Cuando llegó mi amigo le comuniqué estas opiniones. Me respondió impasible como quien riñe a un niño sabihondo: “Pues tuvo muy buenas críticas, y a mí me está gustando mucho.”
Podríamos decir un poco brutalmente que somos lo que comemos, y pensamos lo que leemos. Lo terrible es que entre la política de publicaciones de muchas editoriales, y los consejos de críticos paniaguados, mucha gente acaba leyendo basura.
Es muy difícil luchar contra cristalizaciones del poder como un portaviones o una división acorazada. El poder del crítico literario no es menor, pero es mucho más frágil.

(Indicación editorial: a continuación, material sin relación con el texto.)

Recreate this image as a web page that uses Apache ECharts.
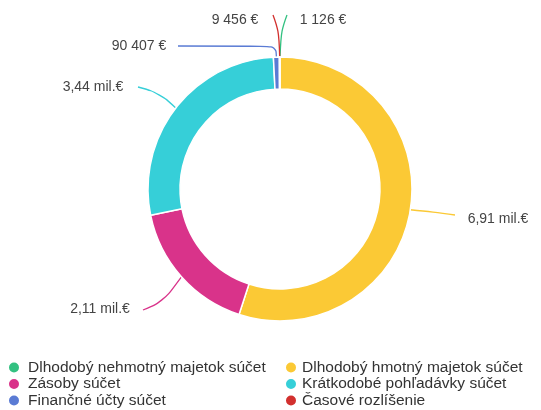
<!DOCTYPE html>
<html>
<head>
<meta charset="utf-8">
<style>
  html, body { margin: 0; padding: 0; background: #fff; }
  #chart { width: 541px; height: 410px; }
</style>
<script src="https://cdn.jsdelivr.net/npm/echarts@6/dist/echarts.min.js"></script>
</head>
<body>
<div id="chart"></div>
<script>
// data
const categories = [
  "Dlhodobý nehmotný majetok súčet",
  "Dlhodobý hmotný majetok súčet",
  "Zásoby súčet",
  "Krátkodobé pohľadávky súčet",
  "Finančné účty súčet",
  "Časové rozlíšenie"
];
const values = [1126, 6910000, 2110000, 3440000, 90407, 9456];
const colors = ["#33c181", "#fbc935", "#d9338a", "#36cfd8", "#5a7bd4", "#d2302e"];

// label text centre and the bend/end of its leader line
const labelPos = [[323, 20], [498, 219], [100, 309], [93, 87], [139, 46], [235, 20]];
const lineBend = [[281, 31], [433, 212], [163, 302], [160, 93], [276, 46], [279, 31]];
const lineEnd = [[287, 15], [455, 215], [143, 310], [138, 87], [178, 46], [273, 15]];

function fmt(v) {
  if (v >= 1e6) return (v / 1e6).toFixed(2).replace(".", ",") + " mil.€";
  return String(v).replace(/\B(?=(\d{3})+(?!\d))/g, " ") + " €";
}

const chart = echarts.init(document.getElementById("chart"));
const font = "Arial, 'Liberation Sans', sans-serif";

function legendBox(left, pad, names) {
  return {
    orient: "vertical",
    left: left,
    top: 359.5,
    padding: 0,
    icon: "circle",
    itemWidth: 12,
    itemHeight: 12,
    itemGap: 0.5,
    textStyle: { fontSize: 15.5, color: "#333", fontFamily: font, lineHeight: 15, padding: [0, 0, 0, pad] },
    data: names
  };
}

chart.setOption({
  animation: false,
  color: colors,
  textStyle: { fontFamily: font },
  legend: [
    legendBox(7, 3, [categories[0], categories[2], categories[4]]),
    legendBox(284, 0, [categories[1], categories[3], categories[5]])
  ],
  series: [
    {
      type: "pie",
      center: [280, 189],
      radius: [100, 132],
      startAngle: 90,
      clockwise: true,
      avoidLabelOverlap: false,
      itemStyle: { borderColor: "#fff", borderWidth: 1.5 },
      label: {
        color: "#444",
        fontSize: 14,
        fontFamily: font,
        formatter: p => fmt(p.value)
      },
      labelLine: { smooth: 0.4, lineStyle: { width: 1.3 } },
      labelLayout: p => {
        const i = p.dataIndex;
        return {
          x: labelPos[i][0],
          y: labelPos[i][1],
          align: "center",
          verticalAlign: "middle",
          labelLinePoints: [p.labelLinePoints[0], lineBend[i], lineEnd[i]]
        };
      },
      data: categories.map((c, i) => ({ name: c, value: values[i] }))
    }
  ]
});
</script>
</body>
</html>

Y lo es simplemente porque se lo concedemos nosotros cada vez que renunciamos a nuestra capacidad de raciocinio, y sucumbimos a la tentación de sobreestimar sus opiniones.

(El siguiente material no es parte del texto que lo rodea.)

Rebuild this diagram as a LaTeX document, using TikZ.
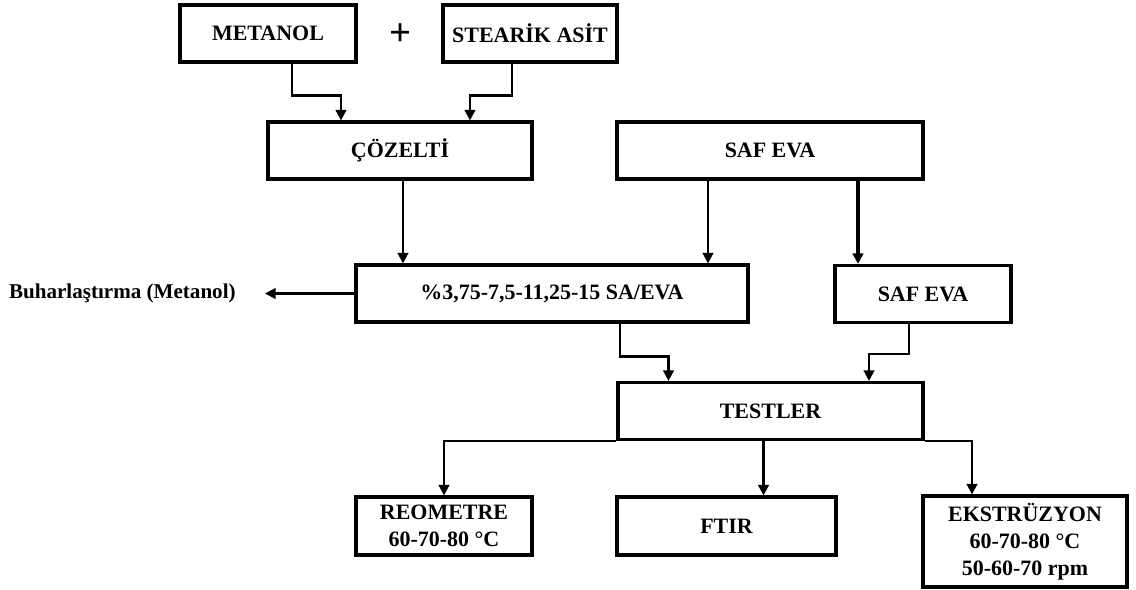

Tal vez deberíamos empezar a sospechar que la literatura no es tan distinta de otros campos, como la información o el estudio de la historia, en los que la maquinaria mediática y sus intelectuales orgánicos tratan continuamente de manipularnos.
Y, para evitar tantos males, sería el momento de aprender a desconfiar, de descuidar los supermercados del libro y empezar a hojear ejemplares “raros” en librerías de viejo y, sobre todo, de liberarnos de tutelas demasiado interesadas y tratar de pensar por nosotros mismos.